Friday, December 19, 2008

if it's snowin' in brooklyn (remember Ferron?)

Just yesterday I was bemoaning the fact that we hardly ever get snow. Not like when I was a kid and we had to walk 2 miles to school in it... not really, I grew up in Manhattan, school was two blocks away. Anyway, my little boy loves snow and it finally snowed and he spent hours playing in it. And now I'm remembering why snow is not so fun when you are the mother because my house is filled with random wet articles of clothing on every floor, radiator and rug - gloves, sweaters, socks, shoes, coats...

redoing the kids' rooms

My boys are 16 and 11, and after forcing them to live their entire lives in tiny rooms filled with hand-me-downs, furniture I found on the street, and furniture that belonged to relatives who have been dead since before they were born (not that there's anything wrong with that, as JS would say!), I have decided to redo their rooms.
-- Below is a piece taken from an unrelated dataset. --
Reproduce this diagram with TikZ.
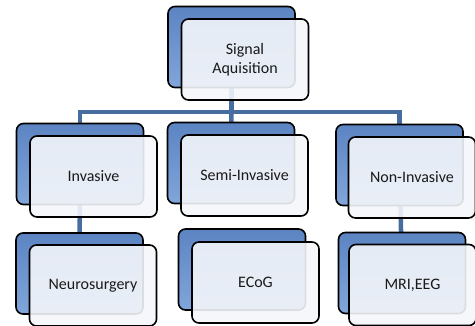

My sister points out that my older son is going to college in a year and a half so why bother? Um, exactly! It will be fabulous and I will get to enjoy it without him! No, I don't really mean that. Now that he is a total teenager who never wants to be in his own house, maybe a fabulous room will entice him to spend more than five minutes at a time here. Besides, I can no longer stand looking at that Grand Theft Auto poster on his wall of the girl sucking on the ... lollipop. The redo will include new posters. I'm sure he'll sub that out for like, Picasso. As for the little brother, I'm currently searching for a wolves howling in the snow motif comforter. Incredibly, there are so many to choose from, I cannot decide.